I finally had the courage to begin reading your book last night and am so impressed. First of all it is wonderfully written, and I admire your sense of humor. Sometimes that is the only thing that gets us through the tough times. I can relate so much to what you went through even though the types between Jeffrey and Ethan are different - denial that there is anything wrong while really deep down knowing that there is, doctors, testing, poking, prodding, questions, financial concerns.... It is hard to find others that understand because they haven't been through it....

Steph Och, SMA parent


I absolutely love the book! It has been a great source of inspiration for myself and my husband. Thank you from the bottom of my heart for having the courage to share your personal story with the rest of us.

Lana Weisenberger, SMA parent


Just wanted to comment on the Jeffrey CD your mother made. It's beautiful and Nathan loves it! He relaxes to it while resting in his crib and napping. The nurses love it too!

Jennifer Russell, SMA parent


I just finished The Jeffrey Journey. "Thank you" is not adequate enough for putting your life, my life, to words; but "Thank you" is all I have right now....

Heather Kennedy, SMA 'angel' parent


You've taken one of life's most difficult tasks, woven through it the threads of significance of life in general, generously shared the medical garbage (i.e. doctors' appointments, doctors' opinions, drugs, equipment, insurance, the COST of everything) that is thrown in with the disease (as if the disease isn't enough in itself) and seasoned it with a balanced dose of humor. How none of us cracks up completely and ends up 12 marbles shy of a dozen is beyond me.

I am deeply touched by the courage that Jeffrey displayed through his short life.... thank you for sharing Jeffrey with us.

Jim Gaudreau, SMA parent


The book not only has inspired me but has helped me a great deal in healing. I read it in one night because I couldn't put it down, so now I am rereading different chapters again! It has made me feel human again and helped me feel okay with different feelings that I had, have and am having... especially the whole "am I insane or crazy for even thinking this way?" Along with not bearing to see my baby suffer another minute, there definitely was a sense of relief when she was free from this heart-wrenching disease! It was so good to hear I wasn't alone and to relate exactly to how you were feeling! You have inspired me to continue to work even harder to get the word out about this genetic killer! I often envision your spot up on your mountain with Taylor and Jeffrey running around playing tag!!! Take care and God bless....

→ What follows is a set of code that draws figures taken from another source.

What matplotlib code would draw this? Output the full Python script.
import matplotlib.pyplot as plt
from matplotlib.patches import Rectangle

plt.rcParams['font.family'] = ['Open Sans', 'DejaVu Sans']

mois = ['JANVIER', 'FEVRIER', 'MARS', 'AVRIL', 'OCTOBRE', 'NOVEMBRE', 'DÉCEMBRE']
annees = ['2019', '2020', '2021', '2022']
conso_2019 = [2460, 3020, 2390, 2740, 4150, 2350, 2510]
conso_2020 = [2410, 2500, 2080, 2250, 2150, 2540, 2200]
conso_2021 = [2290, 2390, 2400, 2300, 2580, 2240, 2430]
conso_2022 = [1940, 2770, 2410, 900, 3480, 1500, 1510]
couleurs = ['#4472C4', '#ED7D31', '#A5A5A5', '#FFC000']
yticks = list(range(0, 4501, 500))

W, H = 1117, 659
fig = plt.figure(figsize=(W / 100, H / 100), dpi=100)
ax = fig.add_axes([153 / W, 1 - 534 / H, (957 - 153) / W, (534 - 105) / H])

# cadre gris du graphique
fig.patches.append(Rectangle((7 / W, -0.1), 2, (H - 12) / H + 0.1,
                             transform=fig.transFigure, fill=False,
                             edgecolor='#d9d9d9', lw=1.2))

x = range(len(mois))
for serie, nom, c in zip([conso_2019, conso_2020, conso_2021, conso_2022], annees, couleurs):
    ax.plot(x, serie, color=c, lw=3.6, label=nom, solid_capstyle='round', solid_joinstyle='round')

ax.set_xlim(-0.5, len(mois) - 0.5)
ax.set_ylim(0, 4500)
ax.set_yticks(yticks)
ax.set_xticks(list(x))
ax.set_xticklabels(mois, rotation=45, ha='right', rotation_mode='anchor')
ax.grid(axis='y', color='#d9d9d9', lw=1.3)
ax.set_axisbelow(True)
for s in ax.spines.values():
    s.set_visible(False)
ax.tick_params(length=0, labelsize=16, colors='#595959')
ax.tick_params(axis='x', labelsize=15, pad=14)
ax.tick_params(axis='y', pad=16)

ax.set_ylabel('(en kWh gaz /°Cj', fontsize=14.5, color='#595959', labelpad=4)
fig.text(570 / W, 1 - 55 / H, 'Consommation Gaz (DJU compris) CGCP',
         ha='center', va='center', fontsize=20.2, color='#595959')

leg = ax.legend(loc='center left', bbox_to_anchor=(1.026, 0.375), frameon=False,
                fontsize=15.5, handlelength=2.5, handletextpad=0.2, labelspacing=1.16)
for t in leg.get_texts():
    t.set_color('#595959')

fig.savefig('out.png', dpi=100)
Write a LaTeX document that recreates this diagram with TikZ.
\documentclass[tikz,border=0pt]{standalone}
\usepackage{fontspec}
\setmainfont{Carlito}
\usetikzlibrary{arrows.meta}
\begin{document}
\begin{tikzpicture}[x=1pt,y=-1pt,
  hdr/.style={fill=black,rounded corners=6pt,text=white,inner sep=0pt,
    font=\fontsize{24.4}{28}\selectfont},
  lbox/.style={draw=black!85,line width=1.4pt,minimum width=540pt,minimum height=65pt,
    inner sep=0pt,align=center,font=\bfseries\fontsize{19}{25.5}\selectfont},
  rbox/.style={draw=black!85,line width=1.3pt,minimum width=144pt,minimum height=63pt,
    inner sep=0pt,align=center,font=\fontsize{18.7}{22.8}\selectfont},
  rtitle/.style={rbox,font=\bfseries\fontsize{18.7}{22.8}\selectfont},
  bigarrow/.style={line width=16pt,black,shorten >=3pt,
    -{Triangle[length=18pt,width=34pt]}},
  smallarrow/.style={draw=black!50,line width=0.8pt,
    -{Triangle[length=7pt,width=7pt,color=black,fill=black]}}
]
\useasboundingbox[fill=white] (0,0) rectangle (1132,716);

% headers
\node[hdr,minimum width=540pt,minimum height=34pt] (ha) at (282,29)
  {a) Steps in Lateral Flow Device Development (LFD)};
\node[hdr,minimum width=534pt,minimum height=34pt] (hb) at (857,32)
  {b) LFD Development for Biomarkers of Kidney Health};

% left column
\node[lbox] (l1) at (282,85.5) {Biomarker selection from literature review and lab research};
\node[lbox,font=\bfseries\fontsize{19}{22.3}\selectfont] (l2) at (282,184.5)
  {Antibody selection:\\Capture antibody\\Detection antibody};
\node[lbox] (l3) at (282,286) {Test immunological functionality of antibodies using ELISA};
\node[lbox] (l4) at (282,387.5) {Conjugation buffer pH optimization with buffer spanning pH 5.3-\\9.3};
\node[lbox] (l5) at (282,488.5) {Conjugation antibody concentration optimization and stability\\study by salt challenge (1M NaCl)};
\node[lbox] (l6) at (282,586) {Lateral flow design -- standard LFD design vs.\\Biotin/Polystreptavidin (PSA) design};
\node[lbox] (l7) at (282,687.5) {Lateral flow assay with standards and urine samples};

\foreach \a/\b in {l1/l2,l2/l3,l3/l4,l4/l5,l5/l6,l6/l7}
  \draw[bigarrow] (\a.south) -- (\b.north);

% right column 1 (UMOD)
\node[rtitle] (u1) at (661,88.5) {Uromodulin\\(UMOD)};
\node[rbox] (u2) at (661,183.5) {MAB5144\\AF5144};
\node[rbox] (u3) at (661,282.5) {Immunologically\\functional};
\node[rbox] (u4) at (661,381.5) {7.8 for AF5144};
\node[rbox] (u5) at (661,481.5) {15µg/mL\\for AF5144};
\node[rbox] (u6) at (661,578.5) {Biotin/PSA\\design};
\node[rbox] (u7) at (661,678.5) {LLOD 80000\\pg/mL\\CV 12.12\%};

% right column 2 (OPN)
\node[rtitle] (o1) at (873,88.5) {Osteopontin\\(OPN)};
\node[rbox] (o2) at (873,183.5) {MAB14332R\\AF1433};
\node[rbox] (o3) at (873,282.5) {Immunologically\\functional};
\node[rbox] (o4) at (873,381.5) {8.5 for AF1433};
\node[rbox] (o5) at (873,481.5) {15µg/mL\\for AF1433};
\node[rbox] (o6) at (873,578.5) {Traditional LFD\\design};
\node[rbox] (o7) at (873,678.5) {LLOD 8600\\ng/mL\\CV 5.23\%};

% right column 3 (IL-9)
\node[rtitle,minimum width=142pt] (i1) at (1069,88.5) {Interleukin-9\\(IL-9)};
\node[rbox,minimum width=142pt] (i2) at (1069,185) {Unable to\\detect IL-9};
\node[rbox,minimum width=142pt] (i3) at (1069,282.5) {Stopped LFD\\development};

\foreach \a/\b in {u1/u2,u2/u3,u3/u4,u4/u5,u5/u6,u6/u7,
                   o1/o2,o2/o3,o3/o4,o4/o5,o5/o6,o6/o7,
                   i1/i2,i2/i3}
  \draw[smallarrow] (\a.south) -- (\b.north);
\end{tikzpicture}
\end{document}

Tisha Reagan, SMA 'angel' parent


I just wanted to let you know that I read your book within just a few nights because I couldn't put it down. Thank you so much for having the courage to share your journey with the rest of us. I had often wondered what it must be like to lose a child since it is possible I may go through that experience someday, but that's not something very many people are willing to talk about.

I really enjoyed your sense of humor, and I learned a lot from your story. Thanks again!